After our investigations were published, the foundation briefly considered changing its policy of blind-eye investing, but ultimately pulled funds only from firms that provided the financial basis for genocide in Darfur.
Even in that case, when the glare of adverse publicity faded, the foundation hopped back into such companies, including the Chinese construction giant NORINCO International.
The Gates Foundation boasts about its grants to help poor farmers adapt to droughts and floods caused by global warming. Yet according to the foundation’s most recent tax filing and recent SEC filings, it holds more than $1.2 billion in a rogues’ gallery of corporate actors, including BP, Royal Dutch Shell and Exxon Mobil, whose environmental despoliation promotes the climate change that is destroying those farmers’ livelihoods.
Gates also has placed big bets on mining firms whose operations have proved environmentally disastrous for foundation beneficiaries in the developing world. This includes stakes in Brazil’s Vale S.A. and Rio Tinto—often cited for egregious pollution. Both companies, among others in the Gates portfolio, are jumping into the burgeoning market for rare earth elements essential to electronics, hybrid cars and windmills, yet they are notorious for laying to waste wide areas around mines and processing plants.
Desmond-Hellmann understands the Hippocratic imperative, “First, do no harm.” She could begin to push Bill and Melinda Gates to restructure the endowment by starting close to home.

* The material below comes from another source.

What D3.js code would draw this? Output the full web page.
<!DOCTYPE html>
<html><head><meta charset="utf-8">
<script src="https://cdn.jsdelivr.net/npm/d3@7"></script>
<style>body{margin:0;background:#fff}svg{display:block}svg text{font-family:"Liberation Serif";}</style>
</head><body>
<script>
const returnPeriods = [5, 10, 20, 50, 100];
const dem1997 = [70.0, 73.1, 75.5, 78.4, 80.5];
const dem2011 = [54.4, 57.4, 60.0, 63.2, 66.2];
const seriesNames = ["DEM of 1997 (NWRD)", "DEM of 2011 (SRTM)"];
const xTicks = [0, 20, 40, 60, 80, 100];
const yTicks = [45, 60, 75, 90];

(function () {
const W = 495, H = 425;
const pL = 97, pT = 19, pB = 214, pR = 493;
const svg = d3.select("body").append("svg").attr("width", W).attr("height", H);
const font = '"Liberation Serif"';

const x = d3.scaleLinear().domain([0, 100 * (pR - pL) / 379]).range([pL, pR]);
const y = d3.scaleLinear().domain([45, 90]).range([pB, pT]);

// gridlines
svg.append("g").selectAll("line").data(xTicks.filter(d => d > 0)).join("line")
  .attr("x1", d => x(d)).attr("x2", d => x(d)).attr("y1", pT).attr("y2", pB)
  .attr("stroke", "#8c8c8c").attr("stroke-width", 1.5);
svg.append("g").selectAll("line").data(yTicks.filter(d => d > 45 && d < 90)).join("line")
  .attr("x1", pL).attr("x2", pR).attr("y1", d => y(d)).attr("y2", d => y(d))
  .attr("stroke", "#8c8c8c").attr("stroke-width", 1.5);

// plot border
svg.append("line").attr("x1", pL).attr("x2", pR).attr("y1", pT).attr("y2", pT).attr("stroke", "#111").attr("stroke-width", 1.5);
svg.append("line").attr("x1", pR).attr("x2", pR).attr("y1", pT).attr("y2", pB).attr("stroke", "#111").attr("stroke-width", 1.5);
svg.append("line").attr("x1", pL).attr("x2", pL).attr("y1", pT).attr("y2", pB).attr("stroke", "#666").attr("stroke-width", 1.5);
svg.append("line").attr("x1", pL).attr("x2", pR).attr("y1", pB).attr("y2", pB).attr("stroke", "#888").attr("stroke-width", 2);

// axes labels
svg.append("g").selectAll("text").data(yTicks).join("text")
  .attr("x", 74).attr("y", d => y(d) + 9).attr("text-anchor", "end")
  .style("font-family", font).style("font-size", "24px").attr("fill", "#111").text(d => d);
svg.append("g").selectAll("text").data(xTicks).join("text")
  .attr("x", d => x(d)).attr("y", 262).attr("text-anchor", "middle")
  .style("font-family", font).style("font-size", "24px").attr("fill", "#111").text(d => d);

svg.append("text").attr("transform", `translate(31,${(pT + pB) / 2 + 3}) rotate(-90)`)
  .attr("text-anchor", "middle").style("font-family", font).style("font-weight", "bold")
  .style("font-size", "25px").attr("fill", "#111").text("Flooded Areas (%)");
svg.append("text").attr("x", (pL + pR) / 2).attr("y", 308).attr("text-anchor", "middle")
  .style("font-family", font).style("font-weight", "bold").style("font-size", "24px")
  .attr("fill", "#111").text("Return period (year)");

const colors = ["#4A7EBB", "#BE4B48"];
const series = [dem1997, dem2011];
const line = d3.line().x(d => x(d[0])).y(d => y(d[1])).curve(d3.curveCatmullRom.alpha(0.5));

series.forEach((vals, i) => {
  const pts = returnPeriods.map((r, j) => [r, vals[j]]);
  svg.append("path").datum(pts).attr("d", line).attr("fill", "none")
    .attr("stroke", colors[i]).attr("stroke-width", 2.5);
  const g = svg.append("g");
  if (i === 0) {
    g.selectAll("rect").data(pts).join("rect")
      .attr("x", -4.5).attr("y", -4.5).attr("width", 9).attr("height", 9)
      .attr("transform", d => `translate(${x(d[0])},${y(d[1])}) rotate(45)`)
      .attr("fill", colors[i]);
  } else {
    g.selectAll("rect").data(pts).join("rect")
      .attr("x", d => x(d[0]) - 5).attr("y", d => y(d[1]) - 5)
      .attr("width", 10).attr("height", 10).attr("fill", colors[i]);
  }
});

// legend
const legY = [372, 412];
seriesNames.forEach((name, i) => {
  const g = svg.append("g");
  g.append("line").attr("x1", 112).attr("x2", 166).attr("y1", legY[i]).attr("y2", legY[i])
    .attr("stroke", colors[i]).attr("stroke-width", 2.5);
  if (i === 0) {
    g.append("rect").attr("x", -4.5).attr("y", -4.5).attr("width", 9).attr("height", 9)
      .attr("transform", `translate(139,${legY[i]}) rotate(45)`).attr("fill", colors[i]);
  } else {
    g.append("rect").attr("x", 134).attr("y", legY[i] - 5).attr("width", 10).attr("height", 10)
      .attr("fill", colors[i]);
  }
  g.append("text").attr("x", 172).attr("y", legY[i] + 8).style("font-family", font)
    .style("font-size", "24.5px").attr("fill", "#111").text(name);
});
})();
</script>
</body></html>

After the tobacco investment episode, she and her husband pledged to “monitor our portfolio to ensure that it reflect our values,” and barred investments in alcohol and firearms from their holdings.
Bill and Melinda Gates oppose tobacco use and the foundation has no such investments. But its stake in manufacturers of military equipment—including Caterpillar—weapons and alcoholic beverages exceeds $1.2 billion.